I’m freaking out. They tell me more than I want to know.  But I want to know.  Ya know.  I know what’s going to happen next and can’t say anything.  Rather, I could, but they couldn’t hear it.

Gig sucks.

I’m proud of them, but it’s like a train wreck.  You can’t stop it.  But you can’t look away.

They have a full slate of co-op classes, plus more they are taking from me.  They’ve determined not to take anything off me.  “From me” and “Off me,” sound the same to them.

They don’t want to go to college.  They want to work at the bank.  Which would be fine, if they wouldn’t use it as an excuse not to do all they can.  They could be rocket scientists.  But they won’t try. (Read that with a whiny voice. tryyyyyyyyyy-uh).

SOMEONE told me I’d be taking her to the salon to have her hair done, because I didn’t do it well enough, and she wasn’t planning on learning because it takes too long…according to her rich fantasy life.

Yesterday, in the space of a few minutes, she called me down for honking to wave at friends, because it was embarrassing; and in just a few moments, wanted me to run with her. In public. Like I run.

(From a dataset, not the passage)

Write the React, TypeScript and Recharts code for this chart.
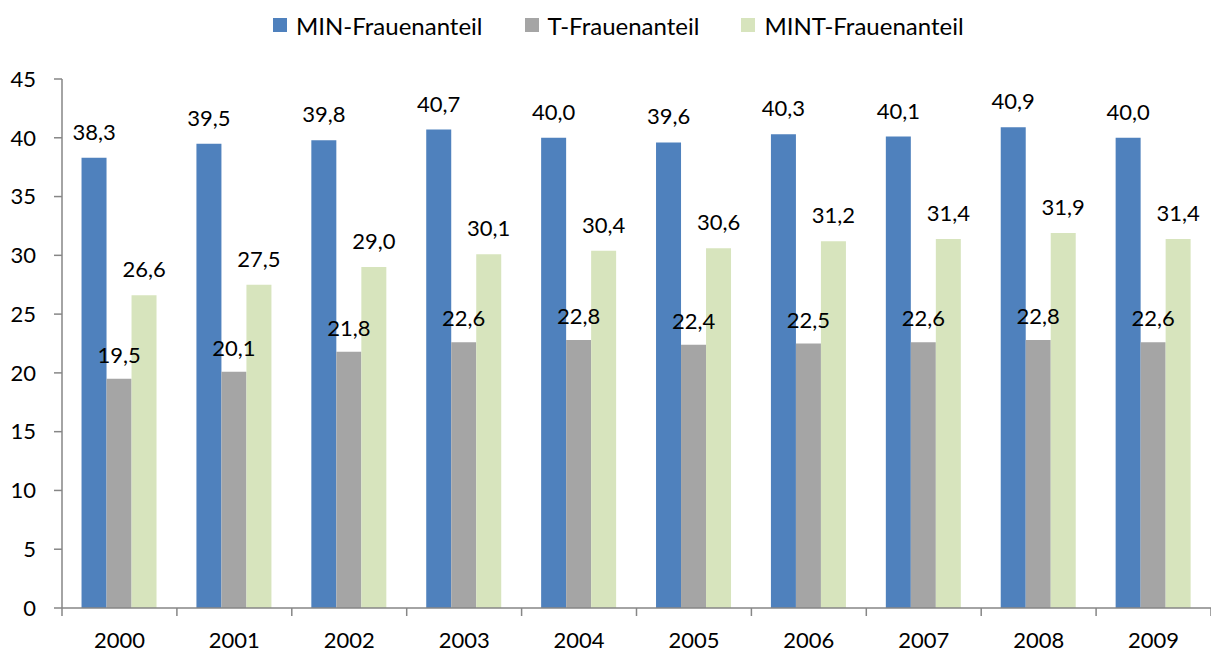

They are boy crazy.  It’s like the visual field is a candy buffet.  Fortunately, it is like a candy buffet to a person who has never tasted sugar and has only been fed intravenously.  They have no idea.  It’s all just lovely to behold.

Thank. God.

Here’s what sucks.  She has all the right answers, but it’s theory.  She’s going to eventually go into the lab.  (Sorry, there are just a lot of metaphors).  As long as she stays out of the barber shop, I guess I should be happy.

However.  No matter how much insight I have in their situation, it’s weird for them to include me in the discussion.  My mom was continually asking about my business, in a way that assumed something strange and dirty, and she was dying for details.  So I didn’t want to have those conversations with her. I wasn’t that girl.  I never became that girl.  Even when the freak flag was flying, I kept one hand on the wheel and “one foot on the floor.”*


God, help me.


*If you know what “one foot on the floor” means, I’ll send you a prize**.  Probably, Sea-bond and new rubber tips for your walker.

**just kidding, there’s no prize.  The prize is that you are still alive.